ECLI:NL:RBALM:2011:BP8983
Rechtbank Almelo
- Kort geding
- W.K.F. Hangelbroek
- Rechtspraak.nl
Geschil over aannemingsovereenkomst en betaling aanneemsom
In deze zaak, behandeld door de Rechtbank Almelo, betreft het een kort geding tussen [eiser], h.o.d.n. Kleinbouw Twente, en [gedaagde], h.o.d.n. Tegelzetbedrijf MH, over een geschil voortvloeiend uit een aannemingsovereenkomst. De eiser vorderde betaling van een aanneemsom van € 12.110,03, of subsidiair € 10.462,79, en de afgifte van gereedschap. De eiser stelde dat hij een spoedeisend belang had bij de vordering, omdat de openstaande vordering substantieel was voor zijn eenmanszaak en de continuïteit van zijn bedrijfsvoering in gevaar kwam. De gedaagde verweerde zich en concludeerde tot afwijzing van de vordering, stellende dat hij geen gereedschap van de eiser in zijn bezit had en dat de eiser tekort was geschoten in de nakoming van de overeenkomst.

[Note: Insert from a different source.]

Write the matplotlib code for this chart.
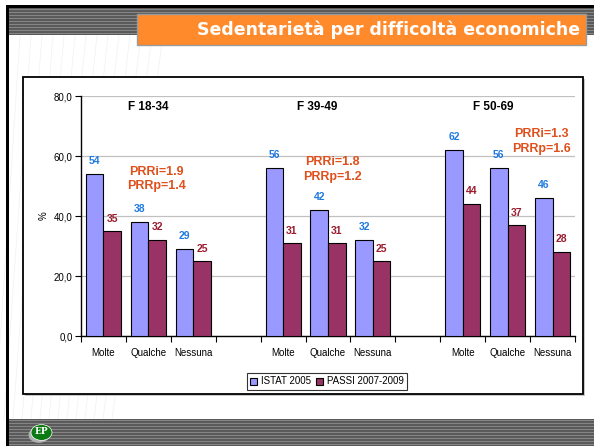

De voorzieningenrechter oordeelde dat niet kon worden vastgesteld dat het gereedschap nog in het bezit van de gedaagde was, waardoor de vordering tot afgifte van het gereedschap werd afgewezen. Wat betreft de geldvordering oordeelde de voorzieningenrechter dat er onvoldoende bewijs was dat de gedaagde tekort was geschoten in de nakoming van de overeenkomst. De eiser had weliswaar een deel van de overeenkomst nagekomen, maar de gedaagde had aannemelijk gemaakt dat dit deel niet voldeed aan de overeenkomst. De voorzieningenrechter concludeerde dat er nader bewijs nodig was om te bepalen of de gedaagde gehouden was tot betaling van de aanneemsom. Gezien deze overwegingen werden de vorderingen van de eiser afgewezen en werd hij veroordeeld in de proceskosten.